The initiative goes beyond transportation to all sectors.

This process of getting the hydrogen to the end user does release emissions but the hydrogen advocates say in time more renewable sources will make hydrogen a more viable environmental proposition.

To be fair, plug-in electrified vehicles also have upstream emissions – and PHEVs do have tailpipe emissions. However, advocates have pointed to well-to-wheel analyses, and gradle-to-grave analyses from various sources to show plug-ins are net cleaner. And, they say, they make better sense from a variety of standpoints, plus the grid is getting cleaner year by year.

Speaking of which, infrastructure is also more in place for plug-ins. Although more public charging is still being called for, given that the energy grid is fully wired – and expensive hydrogen stations are few and far between – arguments against devoting finite resources to fuel cell technology are only amplified.

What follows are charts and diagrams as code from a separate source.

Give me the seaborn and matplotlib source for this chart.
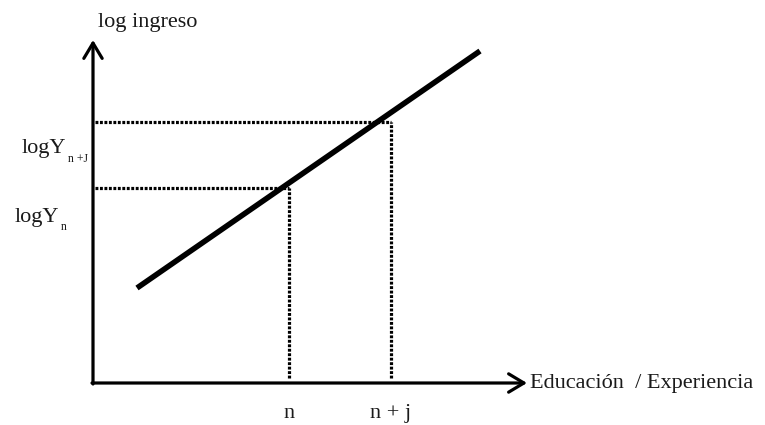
import matplotlib
matplotlib.use("Agg")
import matplotlib.pyplot as plt
import pandas as pd
import seaborn as sns

# Schooling/experience vs. log earnings (schematic units, origin at the axes corner)
educacion = [44, 387]
log_ingreso = [95, 332]

# Reference points on each axis
n_pts = [196, 298]
x_labels = ["n", "n + j"]
logy_levels = [195, 261]
logy_main = ["logY", "logY"]
logy_sub = ["n", "n +J"]

# Axis extents
x_axis_end = 434
y_axis_end = 343

sns.set_theme(style="white")
plt.rcParams["font.family"] = ["Liberation Serif", "DejaVu Serif"]

fig = plt.figure(figsize=(7.65, 4.25), dpi=100)
ax = fig.add_axes([0, 0, 1, 1])
ax.set_xlim(-93, 672)
ax.set_ylim(-42, 383)
ax.axis("off")

txt_color = "#1a1a1a"
fs = 16

# Axes with open arrowheads
arrow = dict(arrowstyle="->,head_length=0.55,head_width=0.33", lw=2.3,
             color="black", mutation_scale=20, shrinkA=0, shrinkB=0)
ax.annotate("", xy=(0, y_axis_end), xytext=(0, -1), arrowprops=arrow)
ax.annotate("", xy=(x_axis_end, 0), xytext=(-1, 0), arrowprops=arrow)

# Dotted guides from the income line to both axes
dot_kw = dict(color="black", lw=2.3, linestyle=(0, (0.9, 0.5)),
              solid_capstyle="butt", dash_capstyle="butt")
for xv, yv in zip(n_pts, logy_levels):
    ax.plot([1.5, xv], [yv, yv], **dot_kw)
    ax.plot([xv, xv], [5, yv], **dot_kw)

# Income profile
df = pd.DataFrame({"educacion": educacion, "log_ingreso": log_ingreso})
sns.lineplot(data=df, x="educacion", y="log_ingreso", ax=ax, color="black",
             lw=4.0, solid_capstyle="butt", legend=False)
ax.set_xlabel("")
ax.set_ylabel("")
ax.axis("off")

# Axis titles
ax.text(5, 361, "log ingreso", fontsize=fs, color=txt_color, ha="left", va="center")
ax.text(437, -0.5, "Educación  / Experiencia", fontsize=fs, color=txt_color,
        ha="left", va="center")

# Tick-like labels under the x axis
for xv, lab in zip(n_pts, x_labels):
    ax.text(xv, -35, lab, fontsize=fs, color=txt_color, ha="center", va="baseline")

# Level labels to the left of the y axis
logy_x = [-78, -71]
logy_base = [161, 230]
sub_drop = [8, 9]
for xl, yb, drop, main, sub in zip(logy_x, logy_base, sub_drop, logy_main, logy_sub):
    t = ax.text(xl, yb, main, fontsize=fs, color=txt_color, ha="left", va="baseline")
    fig.canvas.draw()
    bb = t.get_window_extent().transformed(ax.transData.inverted())
    ax.text(bb.x1 + 1.5, yb - drop, sub, fontsize=8.5, color=txt_color,
            ha="left", va="baseline")

fig.savefig("out.png", dpi=100)
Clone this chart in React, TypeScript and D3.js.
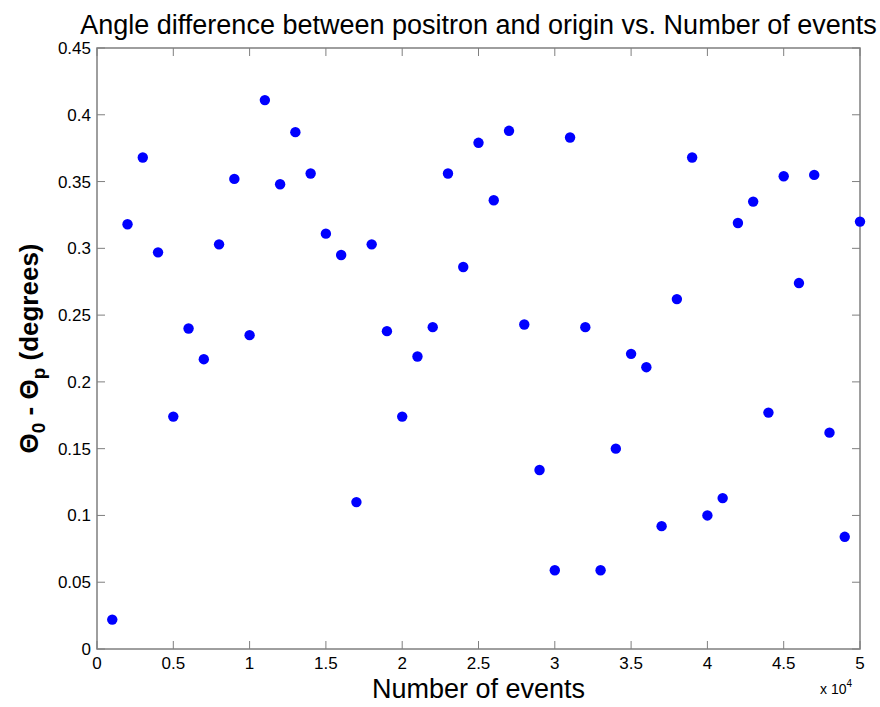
import React from 'react'
import * as d3 from 'd3'

// events (x) and angle difference in degrees (y)
const events = [
  1000, 2000, 3000, 4000, 5000, 6000, 7000, 8000, 9000, 10000,
  11000, 12000, 13000, 14000, 15000, 16000, 17000, 18000, 19000, 20000,
  21000, 22000, 23000, 24000, 25000, 26000, 27000, 28000, 29000, 30000,
  31000, 32000, 33000, 34000, 35000, 36000, 37000, 38000, 39000, 40000,
  41000, 42000, 43000, 44000, 45000, 46000, 47000, 48000, 49000, 50000
]
const angleDiff = [
  0.022, 0.318, 0.368, 0.297, 0.174, 0.240, 0.217, 0.303, 0.352, 0.235,
  0.411, 0.348, 0.387, 0.356, 0.311, 0.295, 0.110, 0.303, 0.238, 0.174,
  0.219, 0.241, 0.356, 0.286, 0.379, 0.336, 0.388, 0.243, 0.134, 0.059,
  0.383, 0.241, 0.059, 0.150, 0.221, 0.211, 0.092, 0.262, 0.368, 0.100,
  0.113, 0.319, 0.335, 0.177, 0.354, 0.274, 0.355, 0.162, 0.084, 0.320
]
const xTicks = [0, 5000, 10000, 15000, 20000, 25000, 30000, 35000, 40000, 45000, 50000]
const yTicks = [0, 0.05, 0.1, 0.15, 0.2, 0.25, 0.3, 0.35, 0.4, 0.45]

const title = 'Angle difference between positron and origin vs. Number of events'
const xLabel = 'Number of events'

export default function App() {
  const width = 880
  const height = 707
  const left = 97
  const right = 860
  const top = 48
  const bottom = 649

  const x = d3.scaleLinear().domain([0, 50000]).range([left, right])
  const y = d3.scaleLinear().domain([0, 0.45]).range([bottom, top])

  const font = 'Arial, "Liberation Sans", Helvetica, sans-serif'
  const axisColor = '#7f7f7f'
  const tickLen = 8

  return (
    <svg
      width={width}
      height={height}
      style={{ position: 'absolute', left: 0, top: 0, background: '#fff' }}
      fontFamily={font}
    >
      <rect x={0} y={0} width={width} height={height} fill="#fff" />

      {/* ticks on all four sides */}
      {xTicks.map((t, i) => (
        <g key={'xt' + i}>
          <line x1={x(t)} x2={x(t)} y1={bottom} y2={bottom - tickLen} stroke={axisColor} />
          <line x1={x(t)} x2={x(t)} y1={top} y2={top + tickLen} stroke={axisColor} />
          <text x={x(t)} y={bottom + 20} textAnchor="middle" fontSize={17} fill="#000">
            {t / 10000}
          </text>
        </g>
      ))}
      {yTicks.map((t, i) => (
        <g key={'yt' + i}>
          <line x1={left} x2={left + tickLen} y1={y(t)} y2={y(t)} stroke={axisColor} />
          <line x1={right} x2={right - tickLen} y1={y(t)} y2={y(t)} stroke={axisColor} />
          <text x={left - 6} y={y(t) + 6} textAnchor="end" fontSize={17} fill="#000">
            {t}
          </text>
        </g>
      ))}

      <rect
        x={left}
        y={top}
        width={right - left}
        height={bottom - top}
        fill="none"
        stroke={axisColor}
        strokeWidth={1.5}
      />

      {events.map((e, i) => (
        <circle key={i} cx={x(e)} cy={y(angleDiff[i])} r={5.2} fill="#0000ff" />
      ))}

      <text x={(left + right) / 2} y={34} textAnchor="middle" fontSize={27} fill="#000">
        {title}
      </text>

      <text x={(left + right) / 2} y={698} textAnchor="middle" fontSize={27} fill="#000">
        {xLabel}
      </text>

      <text x={820} y={694} fontSize={14} fill="#000">
        x 10
        <tspan dy={-7} fontSize={10}>4</tspan>
      </text>

      <text
        transform={`translate(38, ${(top + bottom) / 2}) rotate(-90)`}
        textAnchor="middle"
        fontSize={26}
        fontWeight="bold"
        fill="#000"
      >
        Θ<tspan dy={7} fontSize={19}>0</tspan>
        <tspan dy={-7}> - Θ</tspan>
        <tspan dy={7} fontSize={19}>p</tspan>
        <tspan dy={-7}> (degrees)</tspan>
      </text>
    </svg>
  )
}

A sight not likely to be seen for a fuel cell vehicle -- a car charging at home. Furthermore, owners of solar and other renewable energy can cut off their need for refueling, save the hassle of going to a fuel station, and this potential independence frightens energy companies, advocates say.

A sight not likely to be seen for a fuel cell vehicle — a car charging at home. Furthermore, owners of solar and other renewable energy can cut off their need for refueling, save the hassle of going to a fuel station, and this potential independence frightens energy companies, advocates say. Fuel cell advocates counter FCVs make sense for those without a home base to charge, an issue likely to be compounded with increased urbanization.

Otherwise, a race is yet on, even as carmakers are also developing battery electric and plug-in hybrid cars which to date have sold about 2 million worldwide, next to a mere handful of fuel cell vehicles.

To gain parity for hydrogen, the Hydrogen Council thus seeks to put its money where its mouth is as it otherwise seeks increased commitment for fuel cell technology.

“During the launch, members of the ‘Hydrogen Council’ confirmed their ambition to accelerate their significant investment in the development and commercialization of the hydrogen and fuel cell sectors,” said a statement. “These investments currently amount to an estimated total value of €1.4 billion/year ($1.7 billion/year). “This acceleration will be possible if the key stakeholders increase their backing of hydrogen as part of the future energy mix with appropriate policies and supporting schemes.”

The Hydrogen Council’s goals are in sympathy with the 2015 Paris Agreement calling for the “ambitious goal” of reaching the 2 degree Celsius target set needed to save the planet from consequences of continued climate warming blamed on greenhouse gases.

This initiative goes beyond cars and trucks, and includes all uses for fuel cell technology.

This initiative goes beyond cars and trucks, and includes all uses for fuel cell technology.

“The 2015 Paris Agreement to combat climate change is a significant step in the right direction but requires business action to be taken to make such a pledge a reality,” said Benoît Potier, CEO, Air Liquide. “The Hydrogen Council brings together some of the world’s leading industrial, automotive and energy companies with a clear ambition to explain why hydrogen emerges among the key solutions for the energy transition, in the mobility as well as in the power, industrial and residential sectors, and therefore requires the development of new strategies at a scale to support this. But we cannot do it alone. We need governments to back hydrogen with actions of their own―for example through large-scale infrastructure investment schemes. Our call today to world leaders is to commit to hydrogen so that together we can meet our shared climate ambitions and give further traction to the emerging Hydrogen ecosystem.”

The Hydrogen Council said its invites “governments and key society stakeholders to also acknowledge the contribution of hydrogen to the energy transition and to work with us to create an effective implementation plan.”

And, it has a report, “How hydrogen empowers the energy transition” to further educate all involved on its position.